読み手の「知りたい」を意識すると、「伝わる」

 こうした「上手い文章」を書くコツは、編集者としての経験が大いに生かされていると話す。企画を立て、原稿やレイアウトを作り、誌面にしていく。その一連の編集業務で意識し、判断基準になるのが、読者の視点だという。

「編集のスキルを一口に言うと、『読者の視点を持つ』ということです。この誌面を読む人は、何を知りたくて、どんなことを面白がってくれるのか。それを判断基準として、誌面を作成していきます。

 例えば、とある飲食店の大ファンが書いた文章は勢いがあり魅力的ですが、肝心な値段や予約の不可、住所の記載がないことがあります。
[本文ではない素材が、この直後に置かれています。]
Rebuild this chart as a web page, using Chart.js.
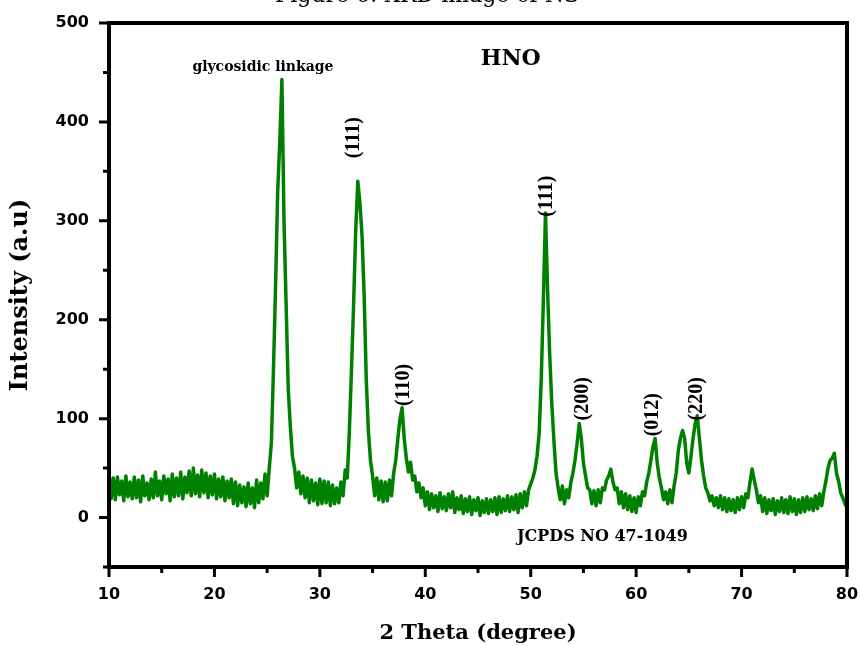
<!DOCTYPE html>
<html>
<head>
<meta charset="utf-8">
<script src="https://cdn.jsdelivr.net/npm/chart.js@4.4.0/dist/chart.umd.min.js"></script>
<style>
  body { margin: 0; background: #fff; }
  #wrap { width: 860px; height: 646px; }
</style>
</head>
<body>
<div id="wrap"><canvas id="myChart"></canvas></div>
<script>
// scan grid: 2 theta from 10 to 80 deg, 0.2 deg steps
var thetaStart = 10;
var thetaStep = 0.2;

// intensity (a.u), one row = 2 degrees
var intensity = [
  44, 19, 40, 18, 41, 23, 37, 17, 42, 21,      // 10
  36, 19, 41, 20, 38, 16, 42, 22, 35, 18,      // 12
  39, 20, 46, 22, 37, 18, 42, 24, 39, 17,      // 14
  44, 21, 40, 22, 46, 19, 41, 25, 47, 22,      // 16
  50, 24, 43, 21, 48, 25, 45, 20, 42, 23,      // 18
  44, 19, 39, 21, 41, 17, 37, 20, 39, 14,      // 20
  36, 12, 33, 15, 31, 11, 35, 14, 30, 10,      // 22
  38, 15, 35, 19, 44, 22, 50, 75, 150, 235,    // 24
  330, 380, 443, 300, 215, 130, 92, 62, 50, 30, // 26
  46, 24, 42, 20, 40, 15, 38, 17, 35, 13,      // 28
  39, 14, 37, 15, 36, 12, 33, 14, 30, 15,      // 30
  36, 22, 48, 40, 88, 150, 215, 290, 340, 318, // 32
  285, 225, 140, 88, 58, 42, 22, 40, 18, 37,   // 34
  16, 36, 17, 38, 22, 45, 58, 80, 100, 111,    // 36
  80, 60, 46, 56, 38, 42, 26, 35, 20, 30,      // 38
  12, 26, 8, 24, 10, 22, 6, 25, 9, 21,         // 40
  7, 24, 10, 26, 5, 20, 8, 22, 4, 19,          // 42
  6, 21, 3, 18, 7, 20, 2, 17, 5, 19,           // 44
  4, 18, 6, 20, 3, 21, 5, 19, 7, 22,           // 46
  6, 21, 8, 23, 5, 24, 10, 26, 12, 28,         // 48
  34, 40, 48, 62, 85, 140, 220, 308, 230, 165, // 50
  115, 78, 45, 30, 18, 32, 14, 28, 20, 35,     // 52
  45, 58, 75, 95, 80, 55, 42, 30, 28, 14,      // 54
  27, 12, 28, 15, 30, 28, 38, 42, 49, 36,      // 56
  28, 30, 14, 26, 10, 24, 8, 22, 6, 20,        // 58
  5, 21, 12, 26, 22, 36, 45, 58, 72, 80,       // 60
  55, 40, 30, 18, 26, 14, 28, 15, 32, 45,      // 62
  68, 80, 88, 80, 55, 45, 62, 80, 95, 103,     // 64
  80, 58, 42, 30, 25, 17, 22, 12, 20, 10,      // 66
  22, 8, 20, 6, 19, 7, 18, 5, 20, 8,           // 68
  21, 10, 24, 20, 36, 49, 38, 28, 15, 22,      // 70
  6, 20, 4, 18, 7, 19, 3, 17, 6, 20,           // 72
  5, 18, 4, 21, 6, 19, 3, 18, 5, 20,           // 74
  6, 21, 8, 19, 7, 22, 9, 24, 12, 26,          // 76
  37, 50, 58, 60, 65, 45, 37, 25, 20, 14,      // 78
  10                                           // 80
];

// hkl labels over the peaks (position in 2 theta / intensity units)
var peakLabels = ['(111)', '(110)', '(111)', '(200)', '(012)', '(220)'];
var peakLabelX = [33.2, 37.95, 51.5, 54.9, 61.6, 65.8];
var peakLabelY = [384, 134, 325, 120, 104, 120];

var points = intensity.map(function(v, i) {
  return { x: +(thetaStart + i * thetaStep).toFixed(1), y: v };
});

var xrdDecor = {
  id: 'xrdDecor',
  afterDraw: function(chart) {
    var c = chart.ctx;
    var a = chart.chartArea;
    var xs = chart.scales.x;
    var ys = chart.scales.y;
    c.save();

    // frame
    c.strokeStyle = '#000';
    c.lineWidth = 4;
    c.strokeRect(a.left, a.top, a.right - a.left, a.bottom - a.top);

    // outward tick marks
    c.lineWidth = 3;
    c.beginPath();
    xs.ticks.forEach(function(t) {
      var px = xs.getPixelForValue(t.value);
      var len = (t.value % 10 === 0) ? 10 : 6;
      c.moveTo(px, a.bottom);
      c.lineTo(px, a.bottom + len);
    });
    ys.ticks.forEach(function(t) {
      var py = ys.getPixelForValue(t.value);
      var len = (t.value % 100 === 0) ? 10 : 6;
      c.moveTo(a.left, py);
      c.lineTo(a.left - len, py);
    });
    c.stroke();

    c.fillStyle = '#000';
    c.textAlign = 'center';
    c.textBaseline = 'middle';

    c.font = 'bold 14px "DejaVu Serif"';
    c.fillText('glycosidic linkage', xs.getPixelForValue(24.6), ys.getPixelForValue(455));

    c.font = 'bold 22px "DejaVu Serif"';
    c.fillText('HNO', xs.getPixelForValue(48.1), ys.getPixelForValue(463));

    c.font = 'bold 16px "DejaVu Serif"';
    c.fillText('JCPDS NO 47-1049', xs.getPixelForValue(56.8), ys.getPixelForValue(-20));

    c.font = 'bold 20px "Liberation Serif"';
    peakLabels.forEach(function(lbl, i) {
      c.save();
      c.translate(xs.getPixelForValue(peakLabelX[i]), ys.getPixelForValue(peakLabelY[i]));
      c.rotate(-Math.PI / 2);
      c.fillText(lbl, 0, 0);
      c.restore();
    });

    // caption of the page, cut off at the top edge
    c.font = '22px "DejaVu Serif"';
    c.textBaseline = 'alphabetic';
    c.fillText('Figure 6: XRD image of NS', 427, 2);

    c.restore();
  }
};

var ctx = document.getElementById('myChart').getContext('2d');
var myChart = new Chart(ctx, {
  type: 'line',
  data: {
    datasets: [{
      label: 'HNO',
      data: points,
      borderColor: 'rgb(0, 128, 0)',
      borderWidth: 3.5,
      borderJoinStyle: 'round',
      pointRadius: 0,
      tension: 0,
      fill: false
    }]
  },
  options: {
    responsive: true,
    maintainAspectRatio: false,
    animation: false,
    layout: { padding: { left: 0, top: 23, right: 13, bottom: 0 } },
    plugins: {
      legend: { display: false },
      tooltip: { enabled: false }
    },
    scales: {
      x: {
        type: 'linear',
        min: 10,
        max: 80,
        grid: { display: false, drawTicks: false },
        border: { display: false },
        ticks: {
          stepSize: 5,
          autoSkip: false,
          maxRotation: 0,
          padding: 18,
          color: '#000',
          font: { family: 'DejaVu Sans', weight: 'bold', size: 16 },
          callback: function(v) { return v % 10 === 0 ? v : ''; }
        },
        title: {
          display: true,
          text: '2 Theta (degree)',
          color: '#000',
          font: { family: 'DejaVu Serif', weight: 'bold', size: 21 },
          padding: { top: 8, bottom: 0 }
        },
        afterFit: function(s) {
          s.height = 79;
          s.paddingLeft = 0;
          s.paddingRight = 0;
        }
      },
      y: {
        min: -50,
        max: 500,
        grid: { display: false, drawTicks: false },
        border: { display: false },
        ticks: {
          stepSize: 50,
          autoSkip: false,
          padding: 20,
          color: '#000',
          font: { family: 'DejaVu Sans', weight: 'bold', size: 16 },
          callback: function(v) { return (v % 100 === 0 && v >= 0) ? v : ''; }
        },
        title: {
          display: true,
          text: 'Intensity (a.u)',
          color: '#000',
          font: { family: 'DejaVu Serif', weight: 'bold', size: 24 },
          padding: { top: 6, bottom: 0 }
        },
        afterFit: function(s) {
          s.width = 109;
          s.paddingTop = 0;
          s.paddingBottom = 0;
        }
      }
    }
  },
  plugins: [xrdDecor]
});
</script>
</body>
</html>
読者を意識すると、そうした重要な情報の見落としが減ります」

 また、メディアに取り上げてもらうためのプレスリリースについても、高田さんは「もっと読み手の視点を意識することが重要」と話す。

「大切なのは、企業が伝えたいことではなく、読み手が『知りたい』ことを書くことです。それを知るためには、顧客をヒアリングしたりアンケートをとるのが有効です。

 文章の書き方から離れるかもしれませんが、リリースはサービスの開始前に送られるのが普通ですよね?でも、その後どうなったのか?というのが気になるサービスもある。言わば、『後追いリリース』みたいな企画があってもいい。読者の視点から物事を考えると、リリース文章の印象も送付の仕方もガラッと変わると思うんです」

等身大の情報が好感を得る

 紙媒体ではなく、WEBが主流になった今、高田さんは文章を書く時に必須となる「編集スキル」について教えてくれた。そのひとつが、不都合な情報を隠してしまうリスクについてだ。

「WEBの時代になると、企業にとって知られたくない事実もいつかはバレてしまう。だったら、飾らずに等身大で正直に書くこと。隠すよりも、その誠実な姿勢の方が、圧倒的に好感を得られるでしょう。情報をうまく整理しまとめる文章スキルに、そうした時代の潮流を敏感に察知する編集スキルを持つことが、今後の企業の情報発信には不可欠だと思います」

 そして最後に、今まさにビジネスシーンにおいて、文章作成に悩む「社会人1年生」に向けて、次のようなアドバイスをしてくれた。

「まずは、頭の中にある言葉や情報をアウトプットして書き出す。文章でも箇条書きでもいい。目で見て確認することで、圧倒的に情報を整理できます。何より、誰かに相談するときに、言葉でやりとりするより、具体的な意見をもらえるはずです。だから、悶々と悩むよりも書き出してみることです。それが、次のステップに進む大切な一歩になると思いますよ」

「伝わる文章」とは、文章が上手い下手ではなく、読み手が知りたい情報をしっかりと盛り込むこと。文章術の重要度が増す今、そうした編集スキルを磨くことが仕事で成果を出す大切な一手になるだろう。